Une chronique de Lieven Callant
Joseph Bodson, L’hiver des prunelliers, une enfance à Soye, Éditions MicRomania, mai 2016, Belgique
Voici une très belle réédition bilingue français-Wallon (de la Basse-Sambre) d’un livre premièrement édité en 1991 chez Edico Namur.
Belle parce qu’il devient possible pour un lecteur tel que moi qui ne possède pas les connaissances linguistiques nécessaires de suivre mot à mot la naissance des sens dans cette langue méconnue qu’est le wallon et de lui réserver dans mon esprit une place pour ses saveurs particulières. Joseph Bodson parvient une fois encore grâce à son travail sur les deux langues à créer entre elles des liens de filiation, des liens d’amitiés bien vivants.

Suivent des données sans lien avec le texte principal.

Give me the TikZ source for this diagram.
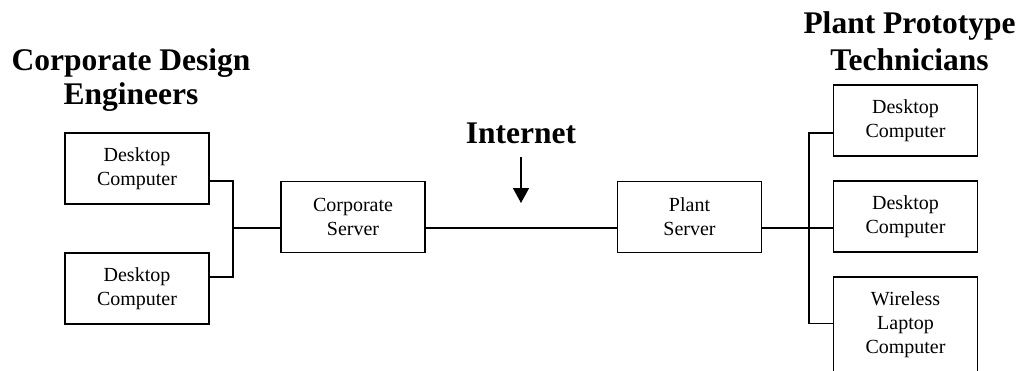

Ce livre m’a donc tout naturellement interpellée sur le travail de l’écriture. Écrire revient souvent à traduire, à assurer le passage d’une langue à une autre, d’un monde à un autre, à transposer ce que nous avons à l’esprit ou ce que nous avons vécu il y a fort longtemps. Couchée sur le papier, la vie se transforme comme si nous l’avions rêvée. Écrire c’est aussi se sou-venir, s’interroger sur soi et partir à la rencontre de possibles réponses.
Ce que j’aime particulièrement c’est observer les glissements de sens, les failles où s’installent ce qui ne peut jamais se traduire et se perd lors du travail de l’écriture malgré les nombreuses tentatives. J’aime repérer dans un texte une structure, une logique qui m’indique les voies (et les voix ) qui rythment le texte.
Difficile de distinguer ici quel texte est la traduction de l’autre, cette édition me permet d’imaginer que les deux écritures sont jumelles même si la version wallonne doit être née bien après la française. L’histoire, les histoires contées par Joseph Bodson ne semblent pas avoir choisi d’apparaître sous une forme et puis sous une autre naturellement. Les deux textes, les deux langues se regardent, l’une révélant les beautés de l’autre tout en créant une sorte de permanence, un jeu.
Joseph Bodson raconte l’histoire d’un pays, un pays de cailloux, jalonné de rivières, de forêts, de champs, de bosquets, de clairières, de monts et de vaux. Un pays habité par des rois car chaque personnage haut en cou-leurs est attachant et attaché à cette terre dans laquelle s’enracine la vie qui de toute manière portera ses fruits quels qu’ils soient. La vie est dure, injuste, intransigeante, cruelle, mais les rois de ce royaume sont capables de lui accorder une valeur presque charnelle souvent chaleureuse. Les portraits dressés par Joseph Bodson sont authentiquement humains, à la fois complexes et simples.
Ce pays est celui de l’enfance et des saisons, celui où l’auteur fut lui-même le roi de ce qui aujourd’hui s’accorde le nom de souvenir. Comment ne pas sentir interpellé par la vie des gens, la vie qui garde les stigmates des guerres grandes et petites?
Le titre du livre trouve une belle explication dans le dernier chapitre et confère à l’ensemble du livre une signification nouvelle qui nous rappelle à la réalité passée et présente. Les allées-venues d’un temps à un autre, d’un monde à un autre, d’une vérité à une autre sont multiples et permettent aux récits de quitter la sphère régionaliste et donc d’interpeller générations et populations différentes. Le Wallon assure sans doute cette transition réaliste.
On peut aussi se demander si l’auteur qui souvent s’adresse à son lecteur, n’écrit pas une lettre. La lettre qu’il n’a pu écrire à son père, aux siens, parents et amis du temps de son enfance. La lettre qui offre à la vie le merci qu’elle mérite malgré tout.
« Vous allez me demander ce qui passe, et ce qui demeure? Je ne pourrais vous répondre au juste. Si nous arrivions à le savoir, ce doit être comme les couleurs sur les ailes des papillons: si on les touche, elles disparaissent. »
C’est sur cette citation que je finirai cette chronique. Joseph Bodson ne nous confie pas uniquement ses souvenirs d’enfance, qu’il agrémente de photographies personnelles. Il nous offre d’agréables moments authentiques qui nous révèlent toute la particularité d’un petit bout de terre habité par des hommes, des femmes mais surtout des enfants. Cet endroit bien précis, dessiné sur une carte et qui incarne si bien la vie que nous menons, que nous avons menée ou dont nous avons rêvé porte un nom qui n’est peut-être pas que celui de Soye. On pourrait aussi l’appeler poésie tant s’y rassemblent des essences.
J’aime quand un texte est écrit dans deux langues par un même auteur. J’ai vécu cette expérience avec les poètes provençaux (félibres). Le traducteur est un traître dit la maxime. J’ose espérer qu’en écriture au moins, on n’est pas traître à soi-même.